Let's start with the framing. First of all, YES, media friends, Iraq IS in a civil war. Turning it into a question minimizes the violence there. But here, minimizing the violence in Iraq is the name of the game. The setup: "A look at the human cost of the conflict in Iraq and across the Middle East." And then the straight-ahead comparison of numbers....for the past week, that is. Across the top of the screen, under "WAR FATALITIES" in large type, is the date: July 12 - Aug. 4. But the lead in specifically spoke to "the human cost of the conflict in Iraq" - and the numbers as they follow list the civilian dead as 683 - 650 for Israel/Hezbollah and Iraq respectively. Dates notwithstanding, it is at best a mixed message and at worse horribly misleading.
This doesn't even include the fact that there has been no breakdown of those numbers. Iraqi civilians are all, literally, Iraqi civilians, even enmeshed as they are in a civil war (yeah, I said it). But of those 683 civilians, how many are Lebanese? How many are Israeli? Then look at the comparison of soldiers dead: 45 Israel, 400 Hezbollah. How does this compare to the civilian breakdown - it could mean that Israel is shelling the hell out of Lebanon or it could mean that Israel is only targeting Hezbollah forces and Hezbollah is launching rockets into Israel willy-nilly. The point is, those numbers have meaning that is totally stripped in this graphic, which has now created a misleading comparison between Israel and Hezbollah on one hand while not differentiating between them on the other, and meanwhile has slapped it next to statistics on Iraq that at first glance are suggestive of representing the entire conflict and certainly not reflective of how they were introduced on air.
(NB: Presumably the civilian total cited for Israel/Lebanon does not include data from Haifa, where we learn in a breaking news report immediately following this segment that a "barrage" of rockets has just rained down from Hezbollah).
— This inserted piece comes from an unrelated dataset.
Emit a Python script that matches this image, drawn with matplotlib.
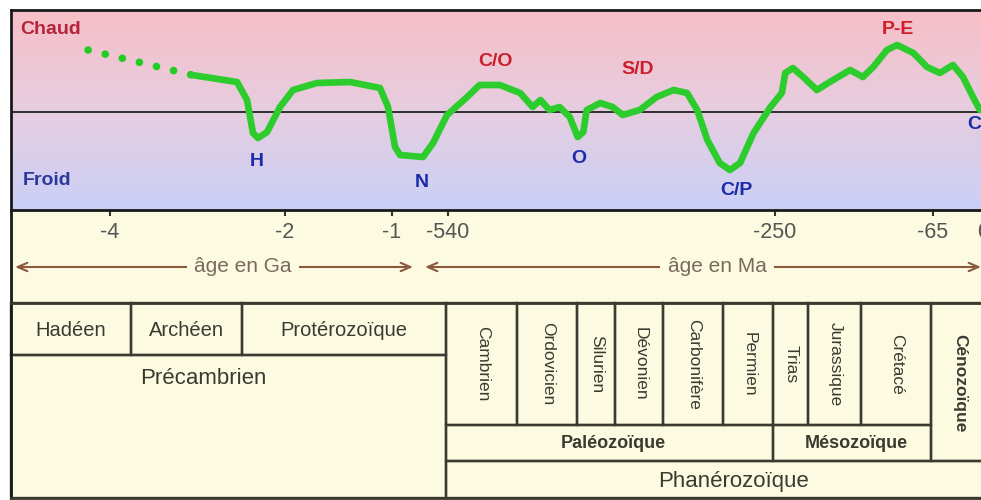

Yes, it's true, the program is called "This Week At War" and the dates are written clearly on the screen. That said, it IS misleading. How do I know? I found out about it from someone who was misled: I got a phone call from a friend scratching her head and wondering how it was possible that the civilian tolls could be so similar. I was confused too and informed her that no, that wasn't possible. She said that she'd just seen it on CNN, at which point I asked her to rewind, press pause, and tell me exactly what was on the screen. Only then did she realize that the numbers referred to a specific month-long period.
CNN isn't stupid — they know how their graphics are read, and how much information people can take in over the few seconds that a chart is up onscreen. The conflict in the Middle East is complicated enough — CNN should be trying to make it helping to make the information more clear, not less.
*This anchor is not John Roberts - I recognize but can't name him, and can't ferret out his name anywhere. Help would be appreciated.
**Yes, yes, I know that Fox has been misleading as well. Suffice to say, there is a lot of coverage and a lot of it isn't so great.